We must confess that the able argument of counsel has failed to disclose to us, whether from the language in which the statute is couched, or from the history of its development or otherwise, any satisfactory reason for holding that any interpretation is to be given to it more narrow than that which lies upon its face. Its language is entirely free from ambiguity, clear and exact. There is nothing to indicate that the legislature did not intend to accomplish the result to which the natural meaning of its words leads, even if that were enough to justify us in reading its intent into the statute, however repugnant that intent might be to that which is expressed.
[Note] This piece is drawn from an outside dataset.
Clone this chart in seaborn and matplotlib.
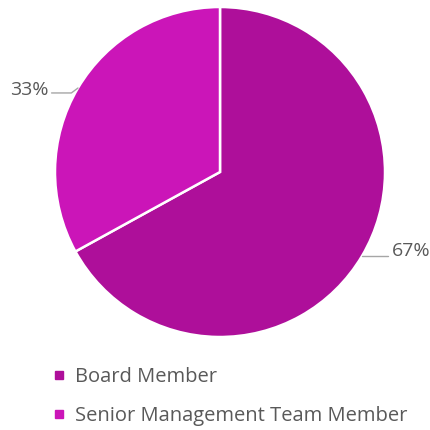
import numpy as np
import matplotlib.pyplot as plt
import seaborn as sns
from matplotlib.lines import Line2D

categories = ['Board Member', 'Senior Management Team Member']
shares = [67, 33]
colors = ['#AE0F9A', '#CB15B8']

sns.set_theme(style='white')
plt.rcParams['font.family'] = ['Open Sans', 'DejaVu Sans']
text_color = '#595959'

fig = plt.figure(figsize=(4.3, 4.3), dpi=100)
# pie: centre (220,172) px, radius 165 px
ax = fig.add_axes([55 / 430, 1 - 337 / 430, 330 / 430, 330 / 430])
wedges, _ = ax.pie(shares, colors=colors, startangle=90, counterclock=False,
                   radius=1, wedgeprops=dict(edgecolor='white', linewidth=1.8))
ax.set_xlim(-1, 1)
ax.set_ylim(-1, 1)
ax.set_aspect('equal')
ax.axis('off')

# data labels with short leader lines
for w, val in zip(wedges, shares):
    mid = np.deg2rad((w.theta1 + w.theta2) / 2)
    x0, y0 = np.cos(mid), np.sin(mid)
    side = 1 if x0 > 0 else -1
    x1, y1 = x0 + side * 0.04, y0 - 0.03 if side < 0 else y0
    x2 = x1 + side * 0.12
    ax.plot([x0, x1, x2], [y0, y1, y1], color='#A6A6A6', lw=1, clip_on=False)
    ax.text(x2 + side * 0.02, y1 + (0.03 if side > 0 else 0.02), f'{val}%',
            ha='left' if side > 0 else 'right', va='center', fontsize=14, color=text_color)

handles = [Line2D([0], [0], marker='s', color='none', markerfacecolor=c,
                  markeredgecolor=c, markersize=6) for c in colors]
fig.legend(handles, categories, loc='upper left', bbox_to_anchor=(42 / 430, 1 - 357 / 430),
           frameon=False, fontsize=14.5, labelcolor=text_color, handlelength=0.7,
           handletextpad=0.45, labelspacing=0.95, borderpad=0)

fig.savefig('out.png', dpi=100)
An opinion, if entertained, that the change made is an unwise one would not be a sufficient basis for a conclusion as to this intent. The history of the evolution of the existing statute is, as we read it, barren of suggestion that the legislative power has meant to do less than its words upon their face indicate. We find at the beginning of this evolution a single special statute providing for a new tort remedy in a comparatively rare class of cases founded upon negligence, and a limitation of a short period within which action therefor must be brought. From time to time other tort actions, also founded upon negligence, were brought within the purview of this short-limitation provision. For a time these actions, whatever their character, were confined to those in which the defendant was a corporation, *585 at first of some special class, and then of certain special classes, and finally of any class. At last the benefits of the statute were extended to all classes of parties alike. This is the whole story in so far as it can be gathered from the history of the statute.
There can, of course, be no question that the present complaint is one for the recovery of damages for injuries to personal property, and, as we have seen, injuries caused by negligence. The provisions of § 1119 as amended are therefore applicable to the cause of action stated, and were properly pleaded thereto, and held to constitute a bar to its prosecution.
There is no error.
In this opinion the other judges concurred.